The ideal gas law, first stated in 1834, has suddenly become big news.
The law, which describes a relationship between temperature and pressure, hit the national news scene recently after players in the NFL's AFC championship game between the New England Patriots and Indianapolis Colts noticed that the balls were, well, soft. Measurements ensued, fingers were pointed, and within days the nation was treated to the sight of Patriots coach Bill Belichick attempting to explain the relationship between temperature and pressure in a gaseous system. “The preparation of the ball caused the ball to be, I would say, artificially high in psi,” he said during a press conference that was called to address the unexpected effects of the ideal gas law. “It reached its equilibrium at some point later on -- you know, an hour, two hours. That level (in psi) was below what was set in this climatic condition.” (The game was played in New England.)
In a broad scientific sense, Belichick’s fumbling explanation was, in fact, correct. According to the ideal gas law, a rise in temperature (assuming all other factors are equal) causes a rise in pressure. “The more the temperature goes up, the more the molecules fly around,” Eric Nauman, professor of mechanical engineering at Purdue University, told Design News. “The faster they go, the harder they bang into each other, and the harder they bang into the walls of an air cylinder or a football. And when they push against the walls, the pressure goes up.”
Motion control engineers know this phenomenon all too well. Ultra-precise positioning systems powered by air can be affected by temperature. The caveat, however, is that it must be a large temperature swing, they say. “If you set up a system with a positioning accuracy of hundredths of an inch in a 70 degree room, and then you deploy it in a -10 degree room, yes, you will definitely get different measurements,” said Frank Langro, director of marketing and product management for Festo Corp., a manufacturer of pneumatic systems. Langro adds that NASA engineers face those temperature-related challenges all the time when deploying air-powered systems inside spacecraft.

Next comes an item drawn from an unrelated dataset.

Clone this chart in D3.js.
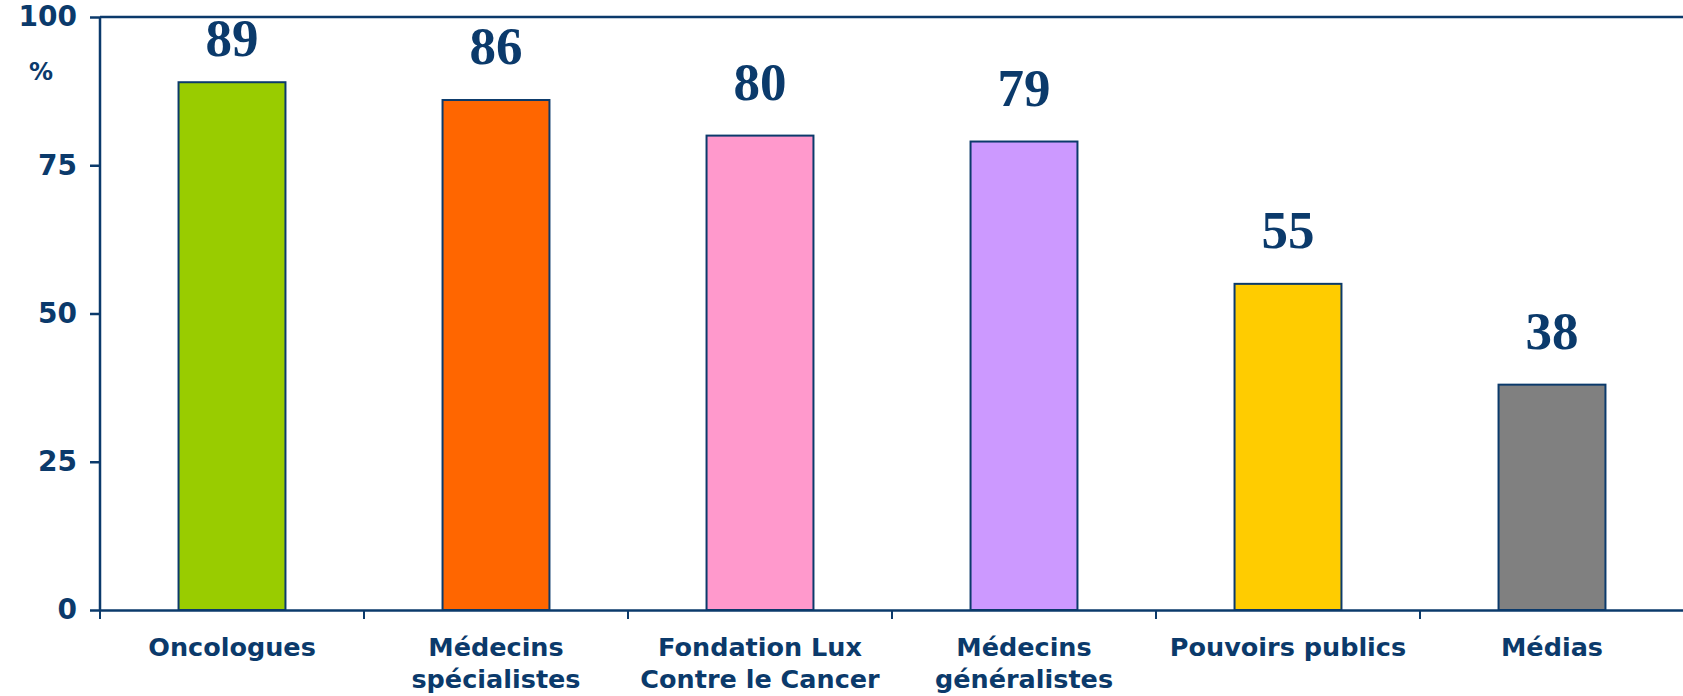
<!DOCTYPE html>
<html><head><meta charset="utf-8">
<script src="https://cdn.jsdelivr.net/npm/d3@7"></script>
<style>body{margin:0;background:#fff}svg{display:block}</style>
</head><body><svg id="c" width="1683" height="696"></svg>
<script>
const categories = ["Oncologues", "Médecins spécialistes", "Fondation Lux Contre le Cancer", "Médecins généralistes", "Pouvoirs publics", "Médias"];
const labelLines = [["Oncologues"], ["Médecins", "spécialistes"], ["Fondation Lux", "Contre le Cancer"], ["Médecins", "généralistes"], ["Pouvoirs publics"], ["Médias"]];
const values = [89, 86, 80, 79, 55, 38];
const barColors = ["#99CC00", "#FF6600", "#FF99CC", "#CC99FF", "#FFCC00", "#808080"];
const yTicks = [0, 25, 50, 75, 100];
const unitLabel = "%";

const navy = "#0B3A6B";
const svg = d3.select("#c");
const L = 100, R = 1684, T = 17, B = 610;
const x = d3.scaleBand().domain(categories).range([L, R]).paddingInner(0.595).paddingOuter(0.2975);
const y = d3.scaleLinear().domain([0, 100]).range([B, T]);

// top frame line
svg.append("line").attr("x1", L).attr("x2", R).attr("y1", T).attr("y2", T)
  .attr("stroke", navy).attr("stroke-width", 2.5);

// bars
svg.append("g").selectAll("rect").data(values).join("rect")
  .attr("x", (d, i) => x(categories[i]))
  .attr("y", d => y(d))
  .attr("width", x.bandwidth())
  .attr("height", d => B - y(d))
  .attr("fill", (d, i) => barColors[i])
  .attr("stroke", navy).attr("stroke-width", 2);

// y axis
const yAxis = svg.append("g").attr("transform", `translate(${L},0)`)
  .call(d3.axisLeft(y).tickValues(yTicks).tickSize(10).tickPadding(13).tickFormat(d3.format("d")));
yAxis.select(".domain").attr("stroke", navy).attr("stroke-width", 2.5).attr("d", `M0,${T}V${B}`);
yAxis.selectAll(".tick line").attr("stroke", navy).attr("stroke-width", 2.5);
yAxis.selectAll(".tick text").attr("fill", navy).attr("font-family", "DejaVu Sans")
  .attr("font-weight", "bold").attr("font-size", 28);

svg.append("text").attr("x", 41).attr("y", 72).attr("dy", "0.35em").attr("text-anchor", "middle")
  .attr("fill", navy).attr("font-family", "DejaVu Sans").attr("font-weight", "bold").attr("font-size", 24)
  .text(unitLabel);

// x axis
const xAxis = svg.append("g").attr("transform", `translate(0,${B})`)
  .call(d3.axisBottom(x).tickSize(0).tickFormat(""));
xAxis.select(".domain").attr("stroke", navy).attr("stroke-width", 2.5);
const gap = (x.step() - x.bandwidth()) / 2;
const bounds = categories.map(c => x(c) - gap);
xAxis.selectAll(".bnd").data(bounds).join("line").attr("class", "bnd")
  .attr("x1", d => d).attr("x2", d => d).attr("y1", 0).attr("y2", 9)
  .attr("stroke", navy).attr("stroke-width", 2);

const lab = svg.append("g").selectAll("text").data(labelLines).join("text")
  .attr("text-anchor", "middle")
  .attr("fill", navy).attr("font-family", "DejaVu Sans").attr("font-weight", "bold").attr("font-size", 25.5)
  .attr("transform", (d, i) => `translate(${x(categories[i]) + x.bandwidth() / 2},656)`);
lab.selectAll("tspan").data(d => d).join("tspan")
  .attr("x", 0).attr("y", (d, j) => j * 32).text(d => d);

// value labels
svg.append("g").selectAll("text").data(values).join("text")
  .attr("x", (d, i) => x(categories[i]) + x.bandwidth() / 2)
  .attr("y", d => y(Math.min(d + 6, 93.5)))
  .attr("text-anchor", "middle")
  .attr("fill", navy).attr("font-family", "Liberation Serif").attr("font-weight", "bold").attr("font-size", 53)
  .text(d => d);
</script></body></html>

But as Langro points out, the temperature swings must be vast. As would be expected, a small temperature swing causes a small change in pressure. That’s why the claim that the balls lost between 1.5 psi and 2.0 psi as the result of a 20F temperature swing seems unlikely. “By my estimates, the ball should have gone from 12.5 psi to 12.1 psi, based on a 20 degree temperature change,” Nauman told us.
Then there’s the issue of time. Experts say that car tires lose three or four psi over the course of months -- from July to January, for example. The same holds true for basketballs and volleyballs -- they go flat after weeks, not hours, in a car trunk. ”Some processes are fast and some are slow,” Langro told us. “Temperature is a slow process.”
The bottom line is that Belichick’s reliance on the ideal gas law, while broadly correct, falls flat on the details. “It’s too much pressure drop, too little time,” Langro said. “That’s where Bill Belichick needs to go back to school.”